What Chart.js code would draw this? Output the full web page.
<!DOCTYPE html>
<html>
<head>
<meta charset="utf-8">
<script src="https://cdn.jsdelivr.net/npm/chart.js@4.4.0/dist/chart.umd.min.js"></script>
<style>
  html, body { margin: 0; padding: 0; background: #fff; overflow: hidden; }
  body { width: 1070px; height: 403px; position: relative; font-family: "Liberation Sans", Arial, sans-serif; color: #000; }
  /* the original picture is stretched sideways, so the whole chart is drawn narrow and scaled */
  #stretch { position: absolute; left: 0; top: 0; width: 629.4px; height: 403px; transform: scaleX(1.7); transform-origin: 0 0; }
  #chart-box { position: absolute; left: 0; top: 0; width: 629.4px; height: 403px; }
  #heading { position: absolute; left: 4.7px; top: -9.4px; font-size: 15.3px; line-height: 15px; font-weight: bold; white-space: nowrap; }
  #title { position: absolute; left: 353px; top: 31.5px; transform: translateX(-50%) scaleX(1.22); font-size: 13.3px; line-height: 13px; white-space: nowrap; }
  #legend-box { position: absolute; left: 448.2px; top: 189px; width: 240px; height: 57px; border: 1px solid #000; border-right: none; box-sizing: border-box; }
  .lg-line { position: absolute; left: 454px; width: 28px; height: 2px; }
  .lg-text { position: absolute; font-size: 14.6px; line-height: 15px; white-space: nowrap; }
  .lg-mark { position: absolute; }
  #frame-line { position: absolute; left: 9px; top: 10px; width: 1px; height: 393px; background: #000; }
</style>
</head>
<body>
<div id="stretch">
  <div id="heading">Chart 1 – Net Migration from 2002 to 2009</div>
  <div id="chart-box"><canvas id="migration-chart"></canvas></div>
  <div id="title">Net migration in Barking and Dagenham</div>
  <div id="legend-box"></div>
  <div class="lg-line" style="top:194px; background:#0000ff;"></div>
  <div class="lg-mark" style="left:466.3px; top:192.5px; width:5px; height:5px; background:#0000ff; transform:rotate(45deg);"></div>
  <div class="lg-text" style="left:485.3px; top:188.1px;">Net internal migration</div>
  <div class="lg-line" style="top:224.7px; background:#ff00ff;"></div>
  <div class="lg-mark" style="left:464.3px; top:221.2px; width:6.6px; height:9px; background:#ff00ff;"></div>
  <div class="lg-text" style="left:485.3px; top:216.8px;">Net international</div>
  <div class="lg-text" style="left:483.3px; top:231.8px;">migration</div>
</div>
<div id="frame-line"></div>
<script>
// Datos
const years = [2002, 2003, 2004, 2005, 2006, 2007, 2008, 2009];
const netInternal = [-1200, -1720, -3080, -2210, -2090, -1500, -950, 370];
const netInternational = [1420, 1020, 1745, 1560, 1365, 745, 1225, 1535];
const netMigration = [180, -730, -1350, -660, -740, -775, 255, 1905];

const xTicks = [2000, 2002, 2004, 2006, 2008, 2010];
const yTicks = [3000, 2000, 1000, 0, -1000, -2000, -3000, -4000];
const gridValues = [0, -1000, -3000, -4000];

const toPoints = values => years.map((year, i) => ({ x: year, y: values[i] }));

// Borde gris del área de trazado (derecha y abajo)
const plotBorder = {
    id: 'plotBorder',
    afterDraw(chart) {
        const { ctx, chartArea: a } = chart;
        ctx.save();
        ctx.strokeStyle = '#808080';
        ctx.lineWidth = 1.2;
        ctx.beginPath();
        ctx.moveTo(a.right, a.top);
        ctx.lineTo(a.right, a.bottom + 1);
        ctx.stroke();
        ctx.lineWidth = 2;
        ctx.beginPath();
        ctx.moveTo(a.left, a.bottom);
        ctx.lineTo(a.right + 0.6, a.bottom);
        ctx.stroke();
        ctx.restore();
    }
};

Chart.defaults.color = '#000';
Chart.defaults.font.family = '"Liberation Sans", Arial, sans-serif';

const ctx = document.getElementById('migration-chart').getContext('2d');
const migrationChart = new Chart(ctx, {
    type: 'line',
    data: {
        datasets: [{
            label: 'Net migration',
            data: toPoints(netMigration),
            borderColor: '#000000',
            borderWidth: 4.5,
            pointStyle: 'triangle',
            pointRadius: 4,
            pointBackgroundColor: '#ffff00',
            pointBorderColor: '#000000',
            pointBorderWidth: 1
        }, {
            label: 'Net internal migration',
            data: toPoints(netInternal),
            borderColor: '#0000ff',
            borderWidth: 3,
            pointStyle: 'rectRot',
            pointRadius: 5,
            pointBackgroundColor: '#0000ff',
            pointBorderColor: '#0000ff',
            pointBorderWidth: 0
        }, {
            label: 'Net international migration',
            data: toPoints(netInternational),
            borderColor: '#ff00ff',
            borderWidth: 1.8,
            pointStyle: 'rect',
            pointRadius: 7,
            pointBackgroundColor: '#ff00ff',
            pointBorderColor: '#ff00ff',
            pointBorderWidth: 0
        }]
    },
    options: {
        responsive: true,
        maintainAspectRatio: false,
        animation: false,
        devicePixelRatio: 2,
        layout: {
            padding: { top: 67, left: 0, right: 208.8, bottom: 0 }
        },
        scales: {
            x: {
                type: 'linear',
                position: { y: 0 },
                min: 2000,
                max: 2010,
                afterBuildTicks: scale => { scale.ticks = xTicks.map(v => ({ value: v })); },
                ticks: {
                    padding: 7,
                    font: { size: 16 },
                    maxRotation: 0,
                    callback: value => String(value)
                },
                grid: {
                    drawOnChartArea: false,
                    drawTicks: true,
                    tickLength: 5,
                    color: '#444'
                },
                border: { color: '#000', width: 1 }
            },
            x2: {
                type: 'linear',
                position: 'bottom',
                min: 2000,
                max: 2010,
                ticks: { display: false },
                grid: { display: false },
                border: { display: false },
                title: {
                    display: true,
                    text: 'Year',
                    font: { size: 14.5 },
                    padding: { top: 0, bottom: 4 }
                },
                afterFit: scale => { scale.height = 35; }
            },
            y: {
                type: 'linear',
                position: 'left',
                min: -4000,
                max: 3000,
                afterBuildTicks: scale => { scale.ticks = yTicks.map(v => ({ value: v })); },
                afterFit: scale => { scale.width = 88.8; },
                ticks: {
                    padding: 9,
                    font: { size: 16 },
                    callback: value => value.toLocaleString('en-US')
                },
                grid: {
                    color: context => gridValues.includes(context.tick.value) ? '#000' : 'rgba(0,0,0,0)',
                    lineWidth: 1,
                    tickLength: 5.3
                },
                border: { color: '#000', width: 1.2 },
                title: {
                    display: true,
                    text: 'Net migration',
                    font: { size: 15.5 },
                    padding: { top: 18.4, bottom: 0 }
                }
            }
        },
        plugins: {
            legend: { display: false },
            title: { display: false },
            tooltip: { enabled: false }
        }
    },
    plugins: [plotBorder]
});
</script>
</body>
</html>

***

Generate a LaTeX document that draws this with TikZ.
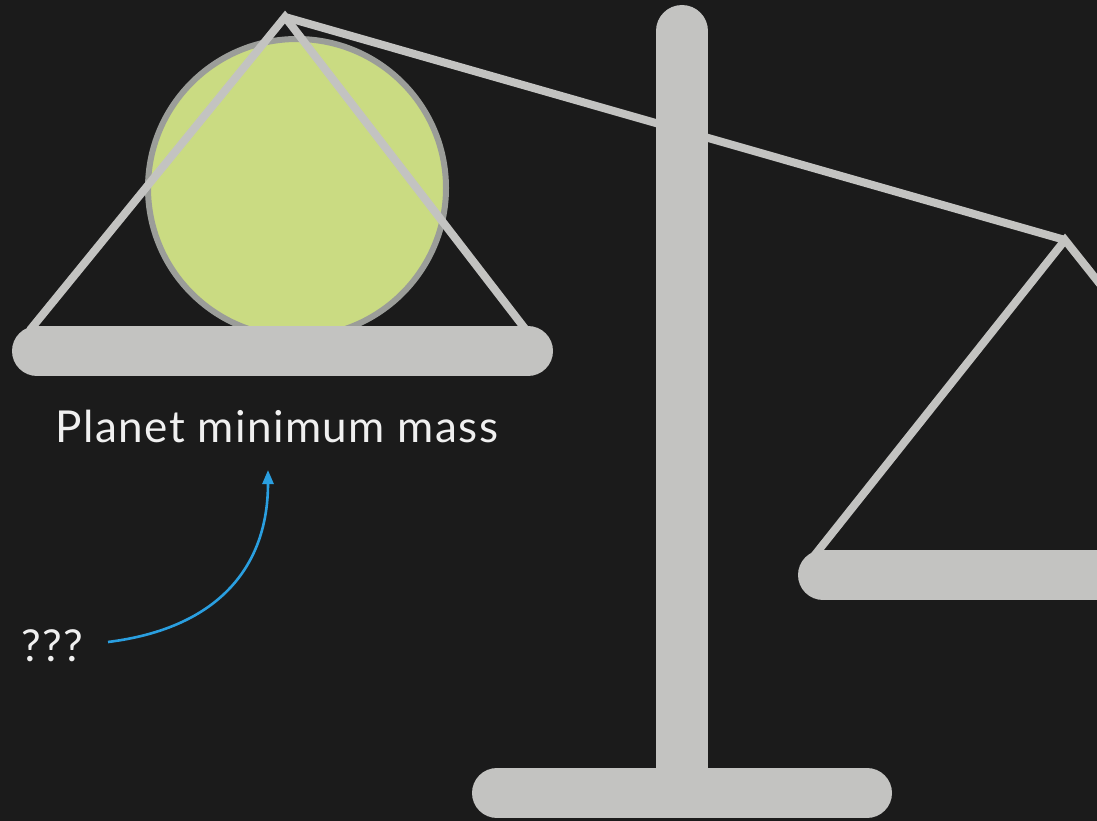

***

Make a copy of each line that contains the string "document".

* THE COMPLETED TASK *
const ctx = document.getElementById('migration-chart').getContext('2d');
Generate a LaTeX document that draws this with TikZ.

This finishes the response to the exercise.